### Exercise directions
The lines to reproduce run from the first one through the line containing "const markerRadius = [7, 7.5, 8];". Reproduce them exactly.

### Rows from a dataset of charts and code
<<<<

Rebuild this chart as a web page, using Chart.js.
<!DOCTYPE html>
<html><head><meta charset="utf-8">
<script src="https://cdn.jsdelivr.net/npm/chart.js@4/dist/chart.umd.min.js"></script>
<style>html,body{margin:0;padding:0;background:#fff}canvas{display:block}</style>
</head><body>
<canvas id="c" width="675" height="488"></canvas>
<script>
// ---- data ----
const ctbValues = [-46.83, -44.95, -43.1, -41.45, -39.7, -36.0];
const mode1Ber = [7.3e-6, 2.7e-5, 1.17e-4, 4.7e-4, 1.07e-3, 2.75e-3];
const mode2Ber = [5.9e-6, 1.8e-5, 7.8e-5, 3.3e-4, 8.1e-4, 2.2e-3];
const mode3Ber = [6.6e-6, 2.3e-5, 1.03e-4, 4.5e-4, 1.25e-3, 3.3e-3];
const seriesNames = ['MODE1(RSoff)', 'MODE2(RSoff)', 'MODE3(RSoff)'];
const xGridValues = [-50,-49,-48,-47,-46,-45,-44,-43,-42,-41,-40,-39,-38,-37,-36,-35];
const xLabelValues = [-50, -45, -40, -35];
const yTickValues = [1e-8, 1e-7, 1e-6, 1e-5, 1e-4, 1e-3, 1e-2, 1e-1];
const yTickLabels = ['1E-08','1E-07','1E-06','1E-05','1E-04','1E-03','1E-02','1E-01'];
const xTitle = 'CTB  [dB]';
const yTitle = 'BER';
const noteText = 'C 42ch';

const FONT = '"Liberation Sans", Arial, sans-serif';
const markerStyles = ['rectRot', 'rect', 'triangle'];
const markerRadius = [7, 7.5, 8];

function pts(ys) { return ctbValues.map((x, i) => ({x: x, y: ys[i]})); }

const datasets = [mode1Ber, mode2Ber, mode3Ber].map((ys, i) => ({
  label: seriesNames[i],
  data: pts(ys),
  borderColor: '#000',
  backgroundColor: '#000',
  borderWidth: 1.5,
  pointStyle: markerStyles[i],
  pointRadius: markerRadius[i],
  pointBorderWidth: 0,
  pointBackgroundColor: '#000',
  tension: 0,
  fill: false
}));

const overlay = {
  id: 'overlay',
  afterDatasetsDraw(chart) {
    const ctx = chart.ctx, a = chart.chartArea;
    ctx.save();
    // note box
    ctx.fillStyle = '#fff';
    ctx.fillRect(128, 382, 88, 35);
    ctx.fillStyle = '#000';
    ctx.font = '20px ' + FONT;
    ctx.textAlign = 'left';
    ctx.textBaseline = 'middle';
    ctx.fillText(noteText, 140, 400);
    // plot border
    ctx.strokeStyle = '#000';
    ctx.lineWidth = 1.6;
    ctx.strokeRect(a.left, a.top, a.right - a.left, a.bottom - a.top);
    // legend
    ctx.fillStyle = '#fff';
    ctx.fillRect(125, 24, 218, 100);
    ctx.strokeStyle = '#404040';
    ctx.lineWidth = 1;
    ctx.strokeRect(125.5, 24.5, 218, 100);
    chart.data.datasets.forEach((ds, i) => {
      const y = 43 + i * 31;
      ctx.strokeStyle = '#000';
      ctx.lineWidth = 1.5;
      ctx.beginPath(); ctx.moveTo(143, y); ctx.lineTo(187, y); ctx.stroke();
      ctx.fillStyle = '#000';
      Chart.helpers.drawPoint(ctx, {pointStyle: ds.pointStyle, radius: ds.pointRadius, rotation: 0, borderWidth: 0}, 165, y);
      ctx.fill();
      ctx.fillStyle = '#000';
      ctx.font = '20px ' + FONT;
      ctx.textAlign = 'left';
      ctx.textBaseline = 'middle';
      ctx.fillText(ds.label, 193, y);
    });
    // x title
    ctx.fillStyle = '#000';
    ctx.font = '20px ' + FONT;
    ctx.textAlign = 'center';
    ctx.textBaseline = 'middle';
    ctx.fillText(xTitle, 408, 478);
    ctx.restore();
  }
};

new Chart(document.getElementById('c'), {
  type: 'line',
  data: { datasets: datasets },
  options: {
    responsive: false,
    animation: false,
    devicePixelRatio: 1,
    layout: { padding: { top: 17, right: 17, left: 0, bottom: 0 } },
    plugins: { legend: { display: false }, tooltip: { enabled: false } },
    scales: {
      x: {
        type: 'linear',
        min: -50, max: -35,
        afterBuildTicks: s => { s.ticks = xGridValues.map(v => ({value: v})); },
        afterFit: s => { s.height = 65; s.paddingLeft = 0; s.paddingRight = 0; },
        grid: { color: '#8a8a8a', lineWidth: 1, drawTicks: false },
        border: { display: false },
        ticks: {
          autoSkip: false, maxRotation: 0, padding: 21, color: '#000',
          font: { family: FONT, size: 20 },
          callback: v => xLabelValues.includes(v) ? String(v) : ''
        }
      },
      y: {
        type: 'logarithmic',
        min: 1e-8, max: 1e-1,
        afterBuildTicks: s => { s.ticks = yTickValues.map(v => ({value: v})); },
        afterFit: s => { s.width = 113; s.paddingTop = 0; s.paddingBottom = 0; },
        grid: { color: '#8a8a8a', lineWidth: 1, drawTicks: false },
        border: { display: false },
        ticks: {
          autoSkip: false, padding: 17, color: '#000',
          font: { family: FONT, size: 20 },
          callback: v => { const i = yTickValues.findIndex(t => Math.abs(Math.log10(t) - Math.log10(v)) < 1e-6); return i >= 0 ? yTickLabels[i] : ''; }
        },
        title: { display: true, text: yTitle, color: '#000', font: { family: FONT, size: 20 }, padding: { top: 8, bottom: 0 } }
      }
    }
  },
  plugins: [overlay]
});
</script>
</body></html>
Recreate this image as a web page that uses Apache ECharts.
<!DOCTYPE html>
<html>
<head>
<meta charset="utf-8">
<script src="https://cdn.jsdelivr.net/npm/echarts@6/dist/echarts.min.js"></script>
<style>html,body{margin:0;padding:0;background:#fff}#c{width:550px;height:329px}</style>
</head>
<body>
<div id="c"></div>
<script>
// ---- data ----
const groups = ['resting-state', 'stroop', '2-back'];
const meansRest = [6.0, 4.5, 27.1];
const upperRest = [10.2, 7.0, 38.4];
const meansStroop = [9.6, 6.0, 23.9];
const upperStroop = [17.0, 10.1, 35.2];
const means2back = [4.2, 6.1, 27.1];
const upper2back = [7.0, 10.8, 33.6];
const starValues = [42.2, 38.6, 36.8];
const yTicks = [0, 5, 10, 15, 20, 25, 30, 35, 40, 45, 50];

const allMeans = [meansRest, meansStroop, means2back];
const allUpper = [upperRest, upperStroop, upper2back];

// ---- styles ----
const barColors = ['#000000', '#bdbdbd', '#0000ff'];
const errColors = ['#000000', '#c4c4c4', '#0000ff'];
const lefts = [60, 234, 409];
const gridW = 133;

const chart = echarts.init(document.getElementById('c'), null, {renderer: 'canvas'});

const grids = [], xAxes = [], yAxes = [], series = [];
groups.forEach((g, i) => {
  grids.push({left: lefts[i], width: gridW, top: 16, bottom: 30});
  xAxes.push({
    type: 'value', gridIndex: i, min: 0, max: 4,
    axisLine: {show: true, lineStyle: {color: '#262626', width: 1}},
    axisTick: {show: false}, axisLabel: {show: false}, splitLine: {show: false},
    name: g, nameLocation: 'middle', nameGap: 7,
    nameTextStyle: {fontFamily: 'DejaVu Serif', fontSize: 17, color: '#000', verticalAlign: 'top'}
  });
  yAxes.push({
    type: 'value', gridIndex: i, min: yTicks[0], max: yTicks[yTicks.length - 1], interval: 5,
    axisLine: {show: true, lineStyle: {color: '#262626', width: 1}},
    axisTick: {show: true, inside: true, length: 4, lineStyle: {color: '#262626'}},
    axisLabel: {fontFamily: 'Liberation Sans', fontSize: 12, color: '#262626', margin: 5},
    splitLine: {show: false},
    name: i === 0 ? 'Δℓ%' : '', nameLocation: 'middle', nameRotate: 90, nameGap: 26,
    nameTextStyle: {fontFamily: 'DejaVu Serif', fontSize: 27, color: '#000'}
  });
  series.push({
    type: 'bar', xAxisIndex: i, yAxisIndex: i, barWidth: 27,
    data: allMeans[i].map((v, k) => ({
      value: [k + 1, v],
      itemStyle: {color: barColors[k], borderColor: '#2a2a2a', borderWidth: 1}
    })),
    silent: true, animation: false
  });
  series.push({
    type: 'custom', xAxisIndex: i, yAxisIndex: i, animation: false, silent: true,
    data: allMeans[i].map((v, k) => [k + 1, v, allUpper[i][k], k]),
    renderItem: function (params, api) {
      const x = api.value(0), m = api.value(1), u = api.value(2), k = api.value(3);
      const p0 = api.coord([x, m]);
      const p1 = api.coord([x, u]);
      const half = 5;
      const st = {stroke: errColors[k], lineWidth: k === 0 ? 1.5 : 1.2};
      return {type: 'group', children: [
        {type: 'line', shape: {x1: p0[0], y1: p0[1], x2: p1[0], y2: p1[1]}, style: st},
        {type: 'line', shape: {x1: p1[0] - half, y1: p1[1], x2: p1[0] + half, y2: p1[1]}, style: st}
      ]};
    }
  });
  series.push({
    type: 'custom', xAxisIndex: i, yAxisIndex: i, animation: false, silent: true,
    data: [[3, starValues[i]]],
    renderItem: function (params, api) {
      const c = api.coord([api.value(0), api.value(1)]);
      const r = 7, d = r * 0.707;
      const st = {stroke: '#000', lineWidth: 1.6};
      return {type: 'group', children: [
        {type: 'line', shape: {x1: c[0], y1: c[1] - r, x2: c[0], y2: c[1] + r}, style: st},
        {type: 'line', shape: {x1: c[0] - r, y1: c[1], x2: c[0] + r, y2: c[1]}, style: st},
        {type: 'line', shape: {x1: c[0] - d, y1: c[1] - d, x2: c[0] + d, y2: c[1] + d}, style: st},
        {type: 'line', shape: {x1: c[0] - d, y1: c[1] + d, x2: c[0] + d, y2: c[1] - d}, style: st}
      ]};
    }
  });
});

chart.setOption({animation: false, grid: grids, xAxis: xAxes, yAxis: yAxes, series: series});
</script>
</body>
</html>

>>>>

### Task response
Rebuild this chart as a web page, using Chart.js.
<!DOCTYPE html>
<html><head><meta charset="utf-8">
<script src="https://cdn.jsdelivr.net/npm/chart.js@4/dist/chart.umd.min.js"></script>
<style>html,body{margin:0;padding:0;background:#fff}canvas{display:block}</style>
</head><body>
<canvas id="c" width="675" height="488"></canvas>
<script>
// ---- data ----
const ctbValues = [-46.83, -44.95, -43.1, -41.45, -39.7, -36.0];
const mode1Ber = [7.3e-6, 2.7e-5, 1.17e-4, 4.7e-4, 1.07e-3, 2.75e-3];
const mode2Ber = [5.9e-6, 1.8e-5, 7.8e-5, 3.3e-4, 8.1e-4, 2.2e-3];
const mode3Ber = [6.6e-6, 2.3e-5, 1.03e-4, 4.5e-4, 1.25e-3, 3.3e-3];
const seriesNames = ['MODE1(RSoff)', 'MODE2(RSoff)', 'MODE3(RSoff)'];
const xGridValues = [-50,-49,-48,-47,-46,-45,-44,-43,-42,-41,-40,-39,-38,-37,-36,-35];
const xLabelValues = [-50, -45, -40, -35];
const yTickValues = [1e-8, 1e-7, 1e-6, 1e-5, 1e-4, 1e-3, 1e-2, 1e-1];
const yTickLabels = ['1E-08','1E-07','1E-06','1E-05','1E-04','1E-03','1E-02','1E-01'];
const xTitle = 'CTB  [dB]';
const yTitle = 'BER';
const noteText = 'C 42ch';

const FONT = '"Liberation Sans", Arial, sans-serif';
const markerStyles = ['rectRot', 'rect', 'triangle'];
const markerRadius = [7, 7.5, 8];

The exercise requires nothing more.